Even the Jewish scientist, Albert Einstein (who defined himself as one who believes in the god of Spinoza, an impersonal god) demonstrated his excitement about Jesus during an interview for an American journal in 1929 when he said:
“No one can read the Gospels without feeling the actual presence of Jesus. His personality pulsates in every word. No myth is filled with such life!”
It is important to understand that Jews have always believed in Jesus.
Actually, at the beginning all of the believers in Jesus were Jewish, and today there are more Jewish believers than ever before in history. The prevailing view among both Jewish and Christian historians is that initially, when Jesus was physically here in Israel, all of his followers were Jews, and that during the first years after his death and resurrection from the dead, thousands of Jews believed in him. In fact, back then, the question that was being asked was, “Can you be gentile and follow Jesus the Jewish Messiah?”

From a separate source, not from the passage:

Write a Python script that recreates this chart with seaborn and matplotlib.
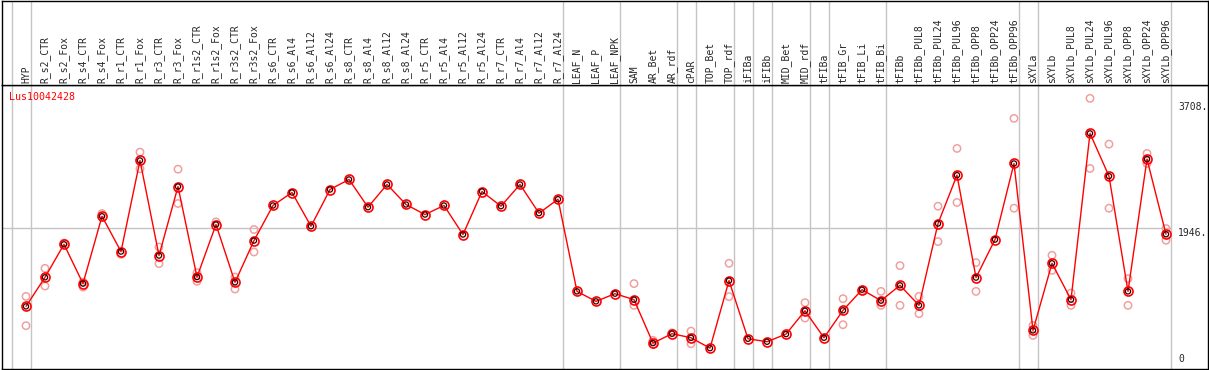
import numpy as np
import pandas as pd
import matplotlib
matplotlib.use('Agg')
import matplotlib.pyplot as plt
import seaborn as sns

samples = ['HYP', 'R_s2_CTR', 'R_s2_Fox', 'R_s4_CTR', 'R_s4_Fox', 'R_r1_CTR', 'R_r1_Fox',
           'R_r3_CTR', 'R_r3_Fox', 'R_r1s2_CTR', 'R_r1s2_Fox', 'R_r3s2_CTR', 'R_r3s2_Fox',
           'R_s6_CTR', 'R_s6_Al4', 'R_s6_Al12', 'R_s6_Al24', 'R_s8_CTR', 'R_s8_Al4',
           'R_s8_Al12', 'R_s8_Al24', 'R_r5_CTR', 'R_r5_Al4', 'R_r5_Al12', 'R_r5_Al24',
           'R_r7_CTR', 'R_r7_Al4', 'R_r7_Al12', 'R_r7_Al24', 'LEAF_N', 'LEAF_P', 'LEAF_NPK',
           'SAM', 'AR_Bet', 'AR_rdf', 'cPAR', 'TOP_Bet', 'TOP_rdf', 'iFIBa', 'iFIBb',
           'MID_Bet', 'MID_rdf', 'tFIBa', 'tFIB_Gr', 'tFIB_Li', 'tFIB_Bi', 'tFIBb',
           'tFIBb_PUL8', 'tFIBb_PUL24', 'tFIBb_PUL96', 'tFIBb_OPP8', 'tFIBb_OPP24',
           'tFIBb_OPP96', 'sXYLa', 'sXYLb', 'sXYLb_PUL8', 'sXYLb_PUL24', 'sXYLb_PUL96',
           'sXYLb_OPP8', 'sXYLb_OPP24', 'sXYLb_OPP96']

means = [851, 1258, 1721, 1170, 2114, 1619, 2896, 1563, 2531, 1262, 1998, 1188, 1773,
         2265, 2447, 1974, 2489, 2630, 2241, 2560, 2279, 2138, 2265, 1858, 2461,
         2255, 2560, 2157, 2353, 1061, 921, 1029,
         945, 336, 468, 411, 265, 1212, 397, 355, 462, 790, 411, 795, 1085, 931, 1146,
         865, 2012, 2690, 1254, 1787, 2854, 514, 1455, 945, 3276, 2676, 1061, 2915, 1862]

replicates = [[991, 580], [1384, 1136], [1740], [1122, 1192], [2152], [1581], [3013, 2779],
              [1683, 1450], [2774, 2293], [1324, 1202], [2035], [1262, 1094], [1928, 1613],
              [], [], [], [], [], [], [], [], [], [], [], [], [], [], [], [], [], [], [],
              [1170, 865], [374, 317], [480], [504, 327], [], [1455, 987], [], [], [],
              [903, 687], [], [959, 594], [1070], [1061, 865], [1422, 865],
              [991, 748], [2255, 1759], [3065, 2307], [1464, 1061], [], [3486, 2227],
              [584, 444], [1567, 1356], [1038, 865], [3767, 2784], [3125, 2227],
              [1240, 865], [2995, 2854], [1942, 1778]]

# last sample index of each group (grey separators drawn after them)
group_ends = [-1, 0, 28, 31, 34, 35, 37, 38, 39, 41, 42, 45, 52, 53, 60]
ytick_vals = [0, 1946, 3708]
gene = 'Lus10042428'

mean_df = pd.DataFrame({'pos': np.arange(len(samples)), 'value': means})
rep_df = pd.DataFrame([(i, v) for i, reps in enumerate(replicates) for v in reps],
                      columns=['pos', 'value'])

sns.set_style('white')
plt.rcParams['font.family'] = ['DejaVu Sans Mono', 'DejaVu Sans']

W, H = 1209, 370
fig = plt.figure(figsize=(W / 100, H / 100), dpi=100)
left, right = 1.5, 1207.5
top_head, sep, bottom = 0.5, 85, 368.5
ax = fig.add_axes([left / W, (H - bottom) / H, (right - left) / W, (bottom - sep) / H])
axh = fig.add_axes([left / W, (H - sep) / H, (right - left) / W, (sep - top_head) / H], sharex=ax)

xmin, xmax = (left - 26) / 19, (right - 26) / 19
ax.set_xlim(xmin, xmax)
ax.set_ylim(-20, 3954)
axh.set_ylim(0, 1)

for a in (ax, axh):
    for g in group_ends:
        a.axvline(g + 0.25, color='#c4c4c4', lw=1, zorder=0)
    a.set_xticks([])
    a.set_yticks([])
    a.set_xlabel('')
    a.set_ylabel('')
    for s in a.spines.values():
        s.set_color('black')
        s.set_linewidth(1)

ax.hlines(1946, xmin, group_ends[-1] + 0.25, color='#c4c4c4', lw=1, zorder=0)

sns.scatterplot(data=rep_df, x='pos', y='value', ax=ax, marker='o', s=28,
                facecolors='none', edgecolor='#f0a0a0', linewidth=1.1, zorder=2)
sns.lineplot(data=mean_df, x='pos', y='value', ax=ax, color='red', lw=1,
             marker='o', markersize=6.5, markerfacecolor='none', markeredgecolor='red',
             markeredgewidth=1.2, zorder=3)
# dark inner ring of the mean markers
sns.scatterplot(data=mean_df, x='pos', y='value', ax=ax, marker='o', s=14,
                facecolors='none', edgecolor='#300000', linewidth=0.9, zorder=4)
ax.set_xlabel('')
ax.set_ylabel('')
ax.set_xticks([])
ax.set_yticks([])

# sample names in the header
for i, name in enumerate(samples):
    axh.text(i, 0.025, name, rotation=90, ha='center', va='bottom', fontsize=7)

# value labels on the right
lab_x = (1178 - 26) / 19
for v in ytick_vals:
    if v == 0:
        ax.annotate('0', xy=(lab_x, 0), xycoords=('data', 'axes fraction'),
                    xytext=(0, 3.5), textcoords='offset points', ha='left', va='bottom',
                    fontsize=7)
    else:
        ax.annotate(f'{v}.', xy=(lab_x, v), xytext=(0, -3.4), textcoords='offset points',
                    ha='left', va='center', fontsize=7)

ax.text(0.0062, 0.957, gene, transform=ax.transAxes, color='red', fontsize=7.2,
        ha='left', va='center')

fig.savefig('out.png', dpi=100)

It’s impossible to place Jesus in the same category as the rest of the humanity’s philosophers. Therefore, it is important that you take time to consider your answer regarding the question of Jesus’ identity. Jesus said:
“Greater love has no one than this, that someone lay down his life for his friends.” (John 15:13)
And this is exactly the reason why Jesus, did the noblest act of all for his friends, for you and for me; he gave his soul and his life for us! And that is why, since that day and until today, Jews like us lovingly accept Jesus and his message.